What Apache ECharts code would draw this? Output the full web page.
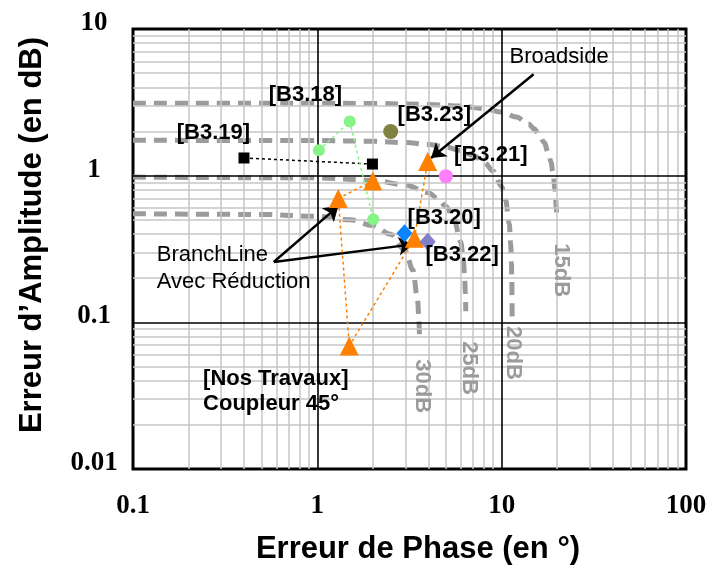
<!DOCTYPE html>
<html>
<head>
<meta charset="utf-8">
<script src="https://cdn.jsdelivr.net/npm/echarts@6/dist/echarts.min.js"></script>
<style>
  html, body { margin: 0; padding: 0; background: #fff; }
  #chart { width: 715px; height: 575px; }
</style>
</head>
<body>
<div id="chart"></div>
<script>
// Axis ticks (log scales)
const xTickValues = [0.1, 1, 10, 100];
const xTickLabels = ['0.1', '1', '10', '100'];
const yTickValues = [0.01, 0.1, 1, 10];
const yTickLabels = ['0.01', '0.1', '1', '10'];
const xMinorTicks = [0.2, 0.3, 0.4, 0.5, 0.6, 0.7, 0.8, 0.9, 2, 3, 4, 5, 6, 7, 8, 9, 20, 30, 40, 50, 60, 70, 80, 90];
const yMinorTicks = [0.02, 0.03, 0.04, 0.05, 0.06, 0.07, 0.08, 0.09, 0.2, 0.3, 0.4, 0.5, 0.6, 0.7, 0.8, 0.9, 2, 3, 4, 5, 6, 7, 8, 9];
const xMajorInner = [1, 10];
const yMajorInner = [0.1, 1];

// Isolation contours: phase error (deg) and amplitude error (dB)
const iso15Phase = [0.1, 1, 2, 4, 6, 8, 10, 12, 14, 15, 16, 17, 18, 18.5, 19, 19.5, 19.8, 19.9];
const iso15Amp   = [3.122, 3.118, 3.107, 3.060, 2.981, 2.866, 2.712, 2.510, 2.248, 2.087, 1.901, 1.680, 1.408, 1.243, 1.047, 0.797, 0.593, 0.506];
const iso20Phase = [0.1, 1, 2, 3, 4, 5, 6, 7, 8, 9, 10, 10.5, 11, 11.2, 11.3, 11.35, 11.4];
const iso20Amp   = [1.743, 1.736, 1.716, 1.682, 1.633, 1.567, 1.483, 1.377, 1.244, 1.073, 0.842, 0.686, 0.469, 0.341, 0.253, 0.194, 0.106];
const iso25Phase = [0.1, 1, 2, 3, 4, 4.5, 5, 5.5, 6, 6.2, 6.3, 6.35, 6.39];
const iso25Amp   = [0.978, 0.966, 0.930, 0.865, 0.766, 0.699, 0.616, 0.508, 0.354, 0.263, 0.201, 0.161, 0.119];
const iso30Phase = [0.1, 0.5, 1, 1.5, 2, 2.5, 3, 3.3, 3.5, 3.55, 3.58];
const iso30Amp   = [0.550, 0.544, 0.528, 0.500, 0.458, 0.398, 0.308, 0.227, 0.142, 0.109, 0.083];
const isoNames = ['15dB', '20dB', '25dB', '30dB'];

// Published couplers: phase error (deg), amplitude error (dB)
const b319Phase = [0.40, 1.99];
const b319Amp   = [1.32, 1.20];
const b318Phase = [1.02, 1.50, 2.01];
const b318Amp   = [1.49, 2.34, 0.505];
const b323Phase = [2.5];
const b323Amp   = [2.0];
const b321Phase = [4.98];
const b321Amp   = [0.99];
const b320Phase = [2.97];
const b320Amp   = [0.405];
const b322Phase = [3.97];
const b322Amp   = [0.355];
// Our couplers (45°): BranchLine with reduction, Broadside
const oursPhase = [2.0, 1.30, 1.49, 3.36, 3.97];
const oursAmp   = [0.92, 0.70, 0.069, 0.374, 1.247];

// Annotation anchors (phase, amplitude)
const textAnchors = [
  { text: '[B3.18]', at: [0.862, 3.53] },
  { text: '[B3.19]', at: [0.273, 1.97] },
  { text: '[B3.23]', at: [4.31, 2.58] },
  { text: '[B3.21]', at: [8.73, 1.39] },
  { text: '[B3.20]', at: [4.88, 0.516] },
  { text: '[B3.22]', at: [6.10, 0.288] }
];
const isoLabelAnchors = [[21.0, 0.227], [11.46, 0.0618], [6.65, 0.0488], [3.71, 0.0367]];
const broadsideAnchor = [20.5, 6.43];
const branchAnchor = [0.1346, 0.234];
const oursAnchor = [0.24, 0.034];
const arrowBroadside = [[14.9, 4.92], [4.14, 1.32]];
const arrowBranch1 = [[0.58, 0.258], [1.30, 0.62]];
const arrowBranch2 = [[0.58, 0.258], [3.29, 0.34]];

const zip = (xs, ys) => xs.map((x, i) => [x, ys[i]]);
const tickFmt = (vals, labels) => v => {
  const i = vals.findIndex(t => Math.abs(Math.log10(t) - Math.log10(v)) < 1e-6);
  return i >= 0 ? labels[i] : '';
};

const SANS = 'Liberation Sans, Arial, sans-serif';
const SERIF = 'Liberation Serif, Times New Roman, serif';
const ISO_GRAY = '#9b9b9b';

const gridLines = []
  .concat(xMinorTicks.map(v => ({ xAxis: v })))
  .concat(yMinorTicks.map(v => ({ yAxis: v })))
  .concat(xMajorInner.map(v => ({ xAxis: v, lineStyle: { color: '#000', width: 1.6 } })))
  .concat(yMajorInner.map(v => ({ yAxis: v, lineStyle: { color: '#000', width: 1.6 } })));

const isoSeries = [
  [iso15Phase, iso15Amp], [iso20Phase, iso20Amp], [iso25Phase, iso25Amp], [iso30Phase, iso30Amp]
].map((c, i) => ({
  name: isoNames[i],
  type: 'line',
  data: zip(c[0], c[1]),
  showSymbol: false,
  symbol: 'none',
  smooth: 0.35,
  smoothMonotone: 'x',
  lineStyle: { color: ISO_GRAY, width: 5, type: [13, 8], cap: 'butt' },
  z: 3,
  silent: true
}));

const labelSeries = {
  type: 'scatter',
  symbolSize: 0,
  silent: true,
  z: 8,
  itemStyle: { opacity: 1 },
  data: [].concat(
    textAnchors.map(a => ({
      value: a.at, name: a.text,
      label: { fontWeight: 'bold' }
    })),
    isoLabelAnchors.map((p, i) => ({
      value: p, name: isoNames[i],
      label: { fontWeight: 'bold', color: ISO_GRAY, rotate: -90 }
    })),
    [{ value: broadsideAnchor, name: 'Broadside', label: { fontWeight: 'normal' } }],
    [{ value: branchAnchor, name: 'BranchLine\nAvec Réduction',
       label: { fontWeight: 'normal', align: 'left', lineHeight: 27 } }],
    [{ value: oursAnchor, name: '[Nos Travaux]\nCoupleur 45°',
       label: { fontWeight: 'bold', align: 'left', lineHeight: 25 } }]
  ),
  label: {
    show: true,
    position: 'inside',
    formatter: p => p.name,
    fontFamily: SANS,
    fontSize: 22,
    color: '#000',
    opacity: 1,
    textBorderWidth: 0,
    align: 'center',
    verticalAlign: 'middle'
  }
};

const arrowSeries = {
  type: 'line',
  data: [],
  z: 9,
  silent: true,
  markLine: {
    silent: true,
    animation: false,
    symbol: ['none', 'arrow'],
    symbolSize: 14,
    label: { show: false },
    lineStyle: { color: '#000', width: 2.5, type: 'solid', opacity: 1 },
    data: [arrowBroadside, arrowBranch1, arrowBranch2].map(a => [{ coord: a[0] }, { coord: a[1] }])
  }
};

const chart = echarts.init(document.getElementById('chart'), null, { renderer: 'canvas' });
chart.setOption({
  animation: false,
  backgroundColor: '#fff',
  grid: { left: 133, right: 29, top: 29, bottom: 106, show: true, borderColor: '#000', borderWidth: 3, backgroundColor: 'transparent' },
  xAxis: {
    type: 'log', logBase: 10, min: 0.1, max: 100,
    axisLine: { show: false }, axisTick: { show: false },
    splitLine: { show: false },
    axisLabel: { formatter: tickFmt(xTickValues, xTickLabels), fontFamily: SERIF, fontWeight: 'bold', fontSize: 27, color: '#000', margin: 24 }
  },
  yAxis: {
    type: 'log', logBase: 10, min: 0.01, max: 10,
    axisLine: { show: false }, axisTick: { show: false },
    splitLine: { show: false },
    axisLabel: { formatter: tickFmt(yTickValues, yTickLabels), fontFamily: SERIF, fontWeight: 'bold', fontSize: 27, color: '#000', margin: 39, align: 'center', verticalAlign: 'bottom', lineHeight: 12 }
  },
  graphic: [
    { type: 'text', x: 418, y: 549, style: { text: 'Erreur de Phase (en °)', font: 'bold 31px ' + SANS, fill: '#000', align: 'center', verticalAlign: 'middle' } },
    { type: 'text', x: 32, y: 235, rotation: Math.PI / 2, style: { text: 'Erreur d’Amplitude (en dB)', font: 'bold 31px ' + SANS, fill: '#000', align: 'center', verticalAlign: 'middle' } }
  ],
  series: [
    {
      type: 'line', data: [], z: 1, silent: true,
      markLine: {
        silent: true, animation: false, symbol: 'none', label: { show: false },
        lineStyle: { color: '#c6c6c6', width: 1.5, type: 'solid' },
        data: gridLines
      }
    },
    ...isoSeries,
    {
      name: '[B3.19]', type: 'line', data: zip(b319Phase, b319Amp), z: 5,
      symbol: 'rect', symbolSize: 11, itemStyle: { color: '#000' },
      lineStyle: { color: '#000', width: 1.5, type: [3, 3] }
    },
    {
      name: '[B3.18]', type: 'line', data: zip(b318Phase, b318Amp), z: 5,
      symbol: 'circle', symbolSize: 12, itemStyle: { color: '#86f386' },
      lineStyle: { color: '#86f386', width: 1.5, type: [3, 3] }
    },
    {
      name: 'Nos Travaux', type: 'line', data: zip(oursPhase, oursAmp), z: 5,
      symbol: 'triangle', symbolSize: 19, itemStyle: { color: '#ff8000' },
      lineStyle: { color: '#ff8000', width: 1.5, type: [3, 3] }
    },
    { name: '[B3.23]', type: 'scatter', data: zip(b323Phase, b323Amp), z: 6, symbol: 'circle', symbolSize: 15, itemStyle: { color: '#818142', opacity: 1 } },
    { name: '[B3.21]', type: 'scatter', data: zip(b321Phase, b321Amp), z: 6, symbol: 'circle', symbolSize: 14, itemStyle: { color: '#ff80ff', opacity: 1 } },
    { name: '[B3.20]', type: 'scatter', data: zip(b320Phase, b320Amp), z: 6, symbol: 'diamond', symbolSize: [16, 18], itemStyle: { color: '#0a84ff', opacity: 1 } },
    { name: '[B3.22]', type: 'scatter', data: zip(b322Phase, b322Amp), z: 6, symbol: 'diamond', symbolSize: [16, 18], itemStyle: { color: '#8080c8', opacity: 1 } },
    labelSeries,
    arrowSeries
  ]
});
</script>
</body>
</html>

### Required work
Return nothing but the lines running from the start of the data to the line with "const yMajorInner = [0.1, 1];", please, both ends included and no pictures.

### Response to this exercise
What Apache ECharts code would draw this? Output the full web page.
<!DOCTYPE html>
<html>
<head>
<meta charset="utf-8">
<script src="https://cdn.jsdelivr.net/npm/echarts@6/dist/echarts.min.js"></script>
<style>
  html, body { margin: 0; padding: 0; background: #fff; }
  #chart { width: 715px; height: 575px; }
</style>
</head>
<body>
<div id="chart"></div>
<script>
// Axis ticks (log scales)
const xTickValues = [0.1, 1, 10, 100];
const xTickLabels = ['0.1', '1', '10', '100'];
const yTickValues = [0.01, 0.1, 1, 10];
const yTickLabels = ['0.01', '0.1', '1', '10'];
const xMinorTicks = [0.2, 0.3, 0.4, 0.5, 0.6, 0.7, 0.8, 0.9, 2, 3, 4, 5, 6, 7, 8, 9, 20, 30, 40, 50, 60, 70, 80, 90];
const yMinorTicks = [0.02, 0.03, 0.04, 0.05, 0.06, 0.07, 0.08, 0.09, 0.2, 0.3, 0.4, 0.5, 0.6, 0.7, 0.8, 0.9, 2, 3, 4, 5, 6, 7, 8, 9];
const xMajorInner = [1, 10];
const yMajorInner = [0.1, 1];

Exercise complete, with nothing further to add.